Boris Eetgerink

September 26, 2022

I love the composition of the C# Open XML SDK

Recently I had to generate an export with some basic data. Unfortunately, CSV was not an option, a proper Excel file was required. There are quite a few options for generating Excel files, but most are wrappers around the Open XML SDK, and I don't really like that. You invest in a specific library and eventually it just misses that one feature you need. So I decided to use the SDK directly, but it is difficult to understand at first, documentation is sparse and the Productivity Tool is unsupported and generates a lot of unnecessary code. But, after diving into it, I started to see some patterns:

  • Each sheet has a definition class and a data class which are linked with an Id string.
  • On the one hand Excel is very picky: elements have to be inserted in a specific order.
  • On the other hand Excel is also quite lenient in that not all elements generated by the productivity tool are required to create a valid document.
  • Almost all classes have constructors that accept any number of child elements, allowing you to compose a document without assigning variables all the time.

Constructor overloads

Especially the constructor overloads pattern makes working with the SDK very powerful, so I'd like to dive a little deeper into that. Most classes in the SDK can have child elements, but some may not. The classes that are allowed to have child elements all have 4 constructors. Take a look at the Row class, for example:

public class Row : TypedOpenXmlCompositeElement
{
    public Row() : base() {}
    public Row(IEnumerable<OpenXmlElement> childElements) : base(childElements) {}
    public Row(params OpenXmlElement[] childElements) : base(childElements) {}
    public Row(string outerXml) : base(outerXml) {}
}

And this is the Workbook class and its constructors:

public class Workbook : TypedOpenXmlPartRootElement
{
    public Workbook() : base() {}
    public Workbook(IEnumerable<OpenXmlElement> childElements) : base(childElements) {}
    public Workbook(params OpenXmlElement[] childElements) : base(childElements) {}
    public Workbook(string outerXml) : base(outerXml) {}
}

What makes the constructors of these classes so powerful is the combination of the IEnumerable overload and the params overload. The params overload works best if you know the number of child elements in advance, and the IEnumerable overload works best if you don't. You can also freely combine the two. Here I know Worksheet has two child elements, but those each have a variable number of child elements of their own:

workbookPart.AddNewPart<WorksheetPart>($"Sheet{i}").Worksheet = new Worksheet(
    new Columns(GetColumns()),
    new SheetData(GetHeaderAndDataRowsForSheet(sheet.Value)));

If the params overload wasn't present, the code would look like this. Not terrible, but certainly harder to read:

workbookPart.AddNewPart<WorksheetPart>($"Sheet{i}").Worksheet = new Worksheet(new OpenXmlElement[] {
    new Columns(GetColumns()),
    new SheetData(GetHeaderAndDataRowsForSheet(sheet.Value))
});

Inheritance chain and base constructor

Worth mentioning is that the constructor overloads accept child elements of the type OpenXmlElement. That's the abstract base class that every class in the SDK extends from. The inheritance chain for the Row class is:

Row : TypedOpenXmlCompositeElement : OpenXmlCompositeElement : OpenXmlElement

And for the Workbook class it is:

Workbook : TypedOpenXmlPartRootElement : OpenXmlPartRootElement : OpenXmlCompositeElement : OpenXmlElement

OpenXmlCompositeElement is the abstract class where the constructor is implemented:

protected OpenXmlCompositeElement(IEnumerable<OpenXmlElement> childrenElements)
    : this() { /* ... */ }

It only has the IEnumerable<OpenXmlElement> parameter overload, not the overload that accepts an array. That is because an array also implements IEnumerable, so the params overload is only a convenience overload for the users of the SDK!

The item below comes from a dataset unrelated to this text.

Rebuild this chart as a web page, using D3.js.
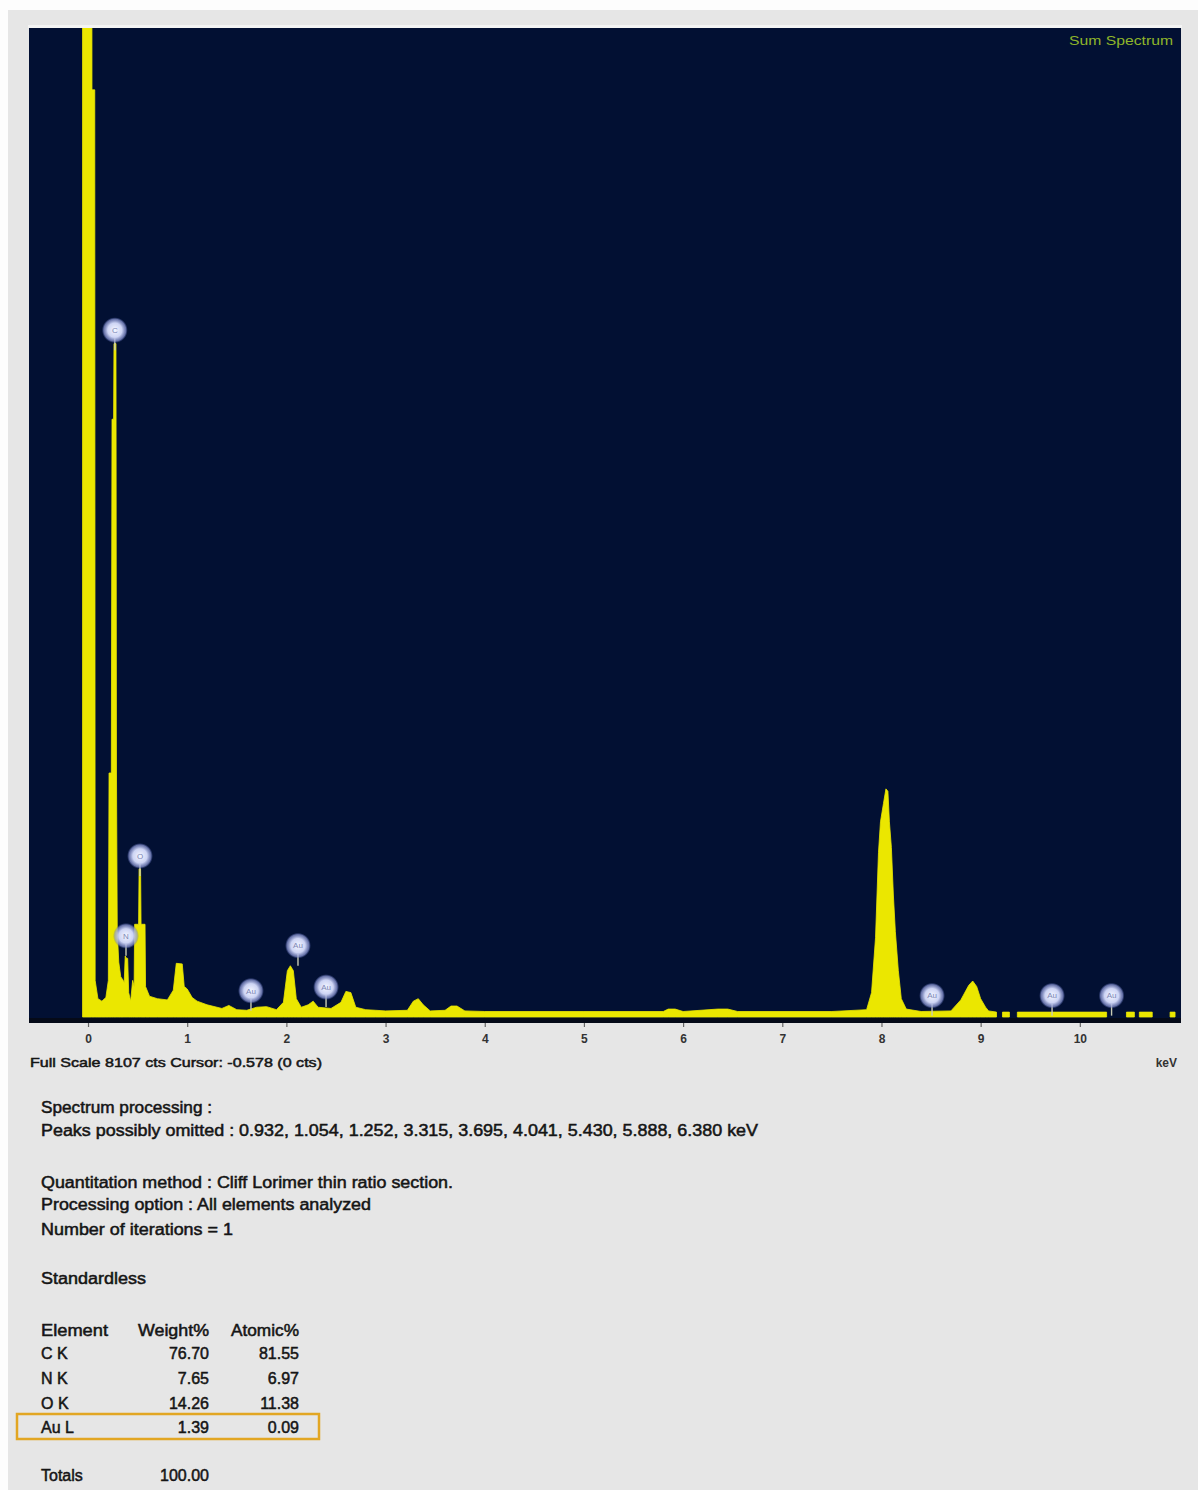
<!DOCTYPE html>
<html>
<head>
<meta charset="utf-8">
<script src="https://cdn.jsdelivr.net/npm/d3@7"></script>
<style>
  html, body { margin: 0; padding: 0; background: #fdfdfd; }
  svg { display: block; }
  .txt { font-family: "Liberation Sans", Arial, sans-serif; fill: #151515; stroke: #151515; stroke-width: 0.5px; }
</style>
</head>
<body>
<svg id="chart" width="1198" height="1490"></svg>
<script>
// EDS sum spectrum: energy (keV) vs counts, 0 marks channels with no counts
const energyKeV = [
  -0.055, 0.035, 0.040, 0.068, 0.072, 0.10, 0.14, 0.18, 0.205, 0.212, 0.235, 0.242, 0.258, 0.262, 0.282,
  0.287, 0.295, 0.31, 0.33, 0.355, 0.365, 0.375, 0.385, 0.40, 0.41, 0.43, 0.45, 0.465, 0.47, 0.51,
  0.515, 0.53, 0.535, 0.575, 0.58, 0.62, 0.70, 0.80, 0.86, 0.89, 0.95, 0.97, 1.00, 1.05, 1.10,
  1.20, 1.35, 1.42, 1.50, 1.60, 1.70, 1.80, 1.90, 1.97, 2.01, 2.04, 2.07, 2.10, 2.15, 2.22,
  2.27, 2.32, 2.45, 2.55, 2.60, 2.65, 2.70, 2.80, 2.90, 3.00, 3.22, 3.28, 3.33, 3.38, 3.45,
  3.60, 3.66, 3.72, 3.80, 4.00, 5.00, 5.80, 5.85, 5.92, 6.00, 6.35, 6.45, 6.55, 7.50, 7.85,
  7.90, 7.94, 7.97, 7.99, 8.02, 8.045, 8.065, 8.08, 8.10, 8.12, 8.14, 8.17, 8.20, 8.25, 8.40,
  8.70, 8.80, 8.88, 8.92, 8.96, 9.00, 9.05, 9.08, 9.16, 9.17, 9.21, 9.22, 9.29, 9.30, 9.36,
  9.37, 10.27, 10.28, 10.46, 10.47, 10.55, 10.56, 10.59, 10.60, 10.73, 10.74, 10.90, 10.91, 10.96, 10.97
];
const counts = [
  12000, 12000, 7600, 7600, 300, 150, 130, 160, 300, 2000, 2000, 4900, 4900, 5520, 5520,
  2000, 700, 450, 330, 300, 280, 500, 484, 480, 200, 130, 300, 250, 760, 760,
  1214, 1214, 760, 760, 250, 170, 150, 140, 220, 440, 435, 250, 230, 160, 130,
  100, 70, 95, 60, 55, 80, 85, 60, 120, 380, 420, 380, 150, 80, 100,
  130, 80, 70, 120, 210, 200, 80, 60, 55, 50, 55, 130, 150, 100, 50,
  55, 90, 90, 50, 45, 45, 45, 65, 65, 45, 65, 65, 45, 45, 60,
  200, 650, 1350, 1600, 1750, 1870, 1850, 1600, 1390, 1000, 700, 380, 150, 65, 45,
  50, 140, 260, 295, 250, 150, 80, 50, 40, 0, 0, 40, 40, 0, 0,
  40, 40, 0, 0, 40, 40, 0, 0, 40, 40, 0, 0, 40, 40, 0
];

// element markers: symbol, line energy (keV), marker height (counts)
const markerElements = ["C", "N", "O", "Au", "Au", "Au", "Au", "Au", "Au"];
const markerKeV = [0.27, 0.383, 0.524, 1.643, 2.117, 2.40, 8.51, 9.72, 10.32];
const markerCounts = [5630, 665, 1320, 215, 585, 245, 175, 175, 175];

const tickKeV = [0, 1, 2, 3, 4, 5, 6, 7, 8, 9, 10];
const fullScaleCts = 8107;

const processingLines = [
  "Spectrum processing :",
  "Peaks possibly omitted : 0.932, 1.054, 1.252, 3.315, 3.695, 4.041, 5.430, 5.888, 6.380 keV"
];
const methodLines = [
  "Quantitation method : Cliff Lorimer thin ratio section.",
  "Processing option : All elements analyzed",
  "Number of iterations = 1"
];
const tableHeader = ["Element", "Weight%", "Atomic%"];
const tableElements = ["C K", "N K", "O K", "Au L"];
const weightPct = ["76.70", "7.65", "14.26", "1.39"];
const atomicPct = ["81.55", "6.97", "11.38", "0.09"];
const totalWeight = "100.00";

const svg = d3.select("#chart");

// page background
svg.append("rect").attr("x", 8).attr("y", 10).attr("width", 1190).attr("height", 1480).attr("fill", "#e6e6e6");

const plot = { left: 29, right: 1181, top: 28, bottom: 1023 };
const x = d3.scaleLinear().domain([-0.595, 11.02]).range([plot.left, plot.right]);
const y = d3.scaleLinear().domain([0, fullScaleCts]).range([1017, plot.top]);

const defs = svg.append("defs");
defs.append("clipPath").attr("id", "plotClip")
  .append("rect").attr("x", plot.left).attr("y", plot.top)
  .attr("width", plot.right - plot.left).attr("height", plot.bottom - plot.top);

const grad = defs.append("radialGradient").attr("id", "markerGlow");
grad.append("stop").attr("offset", "0%").attr("stop-color", "#f4f6ff");
grad.append("stop").attr("offset", "55%").attr("stop-color", "#cdd4f4");
grad.append("stop").attr("offset", "85%").attr("stop-color", "#8f9ad8").attr("stop-opacity", 0.7);
grad.append("stop").attr("offset", "100%").attr("stop-color", "#5060b0").attr("stop-opacity", 0);

defs.append("filter").attr("id", "soft").append("feGaussianBlur").attr("stdDeviation", 0.6);

// plot frame
svg.append("rect").attr("x", plot.left - 1).attr("y", plot.top - 3)
  .attr("width", plot.right - plot.left + 2).attr("height", 3).attr("fill", "#f4f4f4");
svg.append("rect").attr("x", plot.left).attr("y", plot.top)
  .attr("width", plot.right - plot.left).attr("height", plot.bottom - plot.top)
  .attr("fill", "#021033");
svg.append("rect").attr("x", plot.left).attr("y", 1018)
  .attr("width", plot.right - plot.left).attr("height", plot.bottom - 1018)
  .attr("fill", "#050a18");

// spectrum
const spectrum = energyKeV.map((e, i) => ({ e, c: counts[i] }));
const area = d3.area()
  .defined(d => d.c > 0)
  .x(d => x(d.e))
  .y0(y(0))
  .y1(d => y(d.c));

const g = svg.append("g").attr("clip-path", "url(#plotClip)");
g.append("path").datum(spectrum).attr("d", area)
  .attr("fill", "#ebe700").attr("stroke", "#ebe700").attr("stroke-width", 0.8);

// element markers
const markers = g.selectAll("g.marker")
  .data(markerElements.map((s, i) => ({ s, e: markerKeV[i], c: markerCounts[i] })))
  .join("g").attr("class", "marker")
  .attr("transform", d => `translate(${x(d.e)},${y(d.c)})`);
markers.append("line").attr("x1", 0).attr("x2", 0).attr("y1", 8).attr("y2", 20)
  .attr("stroke", "#c9ccb4").attr("stroke-width", 1.4);
markers.append("circle").attr("r", 13).attr("fill", "url(#markerGlow)").attr("filter", "url(#soft)");
markers.append("text").text(d => d.s)
  .attr("text-anchor", "middle").attr("dy", "0.35em")
  .attr("font-family", "Liberation Sans, Arial, sans-serif").attr("font-size", 8)
  .attr("fill", "#7c86b4");

// spectrum title
svg.append("text").attr("x", 1173).attr("y", 45).attr("text-anchor", "end")
  .attr("font-family", "Liberation Sans, Arial, sans-serif").attr("font-size", 13)
  .attr("textLength", 104).attr("lengthAdjust", "spacingAndGlyphs")
  .attr("fill", "#8fb52a").text("Sum Spectrum");

// energy axis
const axis = d3.axisBottom(x).tickValues(tickKeV).tickSize(4).tickFormat(d3.format("d"));
const ax = svg.append("g").attr("transform", `translate(0,${plot.bottom})`).call(axis);
ax.select(".domain").remove();
ax.selectAll(".tick line").attr("stroke", "#666").attr("stroke-width", 1.2);
ax.selectAll(".tick text").attr("y", 11)
  .attr("font-family", "Liberation Sans, Arial, sans-serif").attr("font-size", 12)
  .attr("font-weight", "bold").attr("fill", "#333");

svg.append("text").attr("x", 1177).attr("y", 1067).attr("text-anchor", "end")
  .attr("font-family", "Liberation Sans, Arial, sans-serif").attr("font-size", 12)
  .attr("font-weight", "bold").attr("fill", "#333").text("keV");

svg.append("text").attr("class", "txt").attr("x", 30).attr("y", 1067)
  .attr("font-size", 13).attr("textLength", 292).attr("lengthAdjust", "spacingAndGlyphs")
  .text(`Full Scale ${fullScaleCts} cts Cursor: -0.578  (0 cts)`);

// report text
const textX = 41;
const addLine = (str, yy, len) => {
  const t = svg.append("text").attr("class", "txt").attr("x", textX).attr("y", yy)
    .attr("font-size", 16).text(str);
  if (len) t.attr("textLength", len).attr("lengthAdjust", "spacingAndGlyphs");
  return t;
};
addLine(processingLines[0], 1113, 171);
addLine(processingLines[1], 1136, 717);
addLine(methodLines[0], 1188, 412);
addLine(methodLines[1], 1210, 330);
addLine(methodLines[2], 1235, 192);
addLine("Standardless", 1284, 105);

// quantitation table
const colWeight = 209, colAtomic = 299;
const rowY = [1359, 1384, 1409, 1433];
svg.append("text").attr("class", "txt").attr("x", textX).attr("y", 1336).attr("font-size", 16)
  .attr("textLength", 67).attr("lengthAdjust", "spacingAndGlyphs").text(tableHeader[0]);
svg.append("text").attr("class", "txt").attr("x", colWeight).attr("y", 1336).attr("font-size", 16)
  .attr("text-anchor", "end").attr("textLength", 71).attr("lengthAdjust", "spacingAndGlyphs").text(tableHeader[1]);
svg.append("text").attr("class", "txt").attr("x", colAtomic).attr("y", 1336).attr("font-size", 16)
  .attr("text-anchor", "end").attr("textLength", 68).attr("lengthAdjust", "spacingAndGlyphs").text(tableHeader[2]);

tableElements.forEach((el, i) => {
  svg.append("text").attr("class", "txt").attr("x", textX).attr("y", rowY[i]).attr("font-size", 16).text(el);
  svg.append("text").attr("class", "txt").attr("x", colWeight).attr("y", rowY[i]).attr("font-size", 16)
    .attr("text-anchor", "end").text(weightPct[i]);
  svg.append("text").attr("class", "txt").attr("x", colAtomic).attr("y", rowY[i]).attr("font-size", 16)
    .attr("text-anchor", "end").text(atomicPct[i]);
});

// highlight box around the gold row
svg.append("rect").attr("x", 17).attr("y", 1414).attr("width", 302).attr("height", 25)
  .attr("fill", "none").attr("stroke", "#e2a623").attr("stroke-width", 2.5);

svg.append("text").attr("class", "txt").attr("x", textX).attr("y", 1481).attr("font-size", 16).text("Totals");
svg.append("text").attr("class", "txt").attr("x", colWeight).attr("y", 1481).attr("font-size", 16)
  .attr("text-anchor", "end").text(totalWeight);
</script>
</body>
</html>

I want to use this in my own code

I want to use this in my own code, when it makes sense to do so. Especially if I know a constructor will be called with a constant number of parameters. I also want to support the IEnumerable overload and not duplicate constructor implementations. Here's how to do it:

public class Foo
{
    public Foo(params Bar[] bars) : this(bars.AsEnumerable()) {}
    public Foo(IEnumerable<Bar> bars) { /* ... */ }
}

Notice that I have to call the IEnumerable constructor overload with the AsEnumerable() extension method, otherwise the params constructor will try to call itself, which is not allowed. Using the AsEnumerable() extension method is no problem, as it doesn't allocate any more memory, it just generalizes the type.

Conclusion

If I have a constructor in my own code that accepts multiple elements with an IEnumerable I will certainly add an overload with the params keyword if it makes sense. It makes the code more composable and easier to read.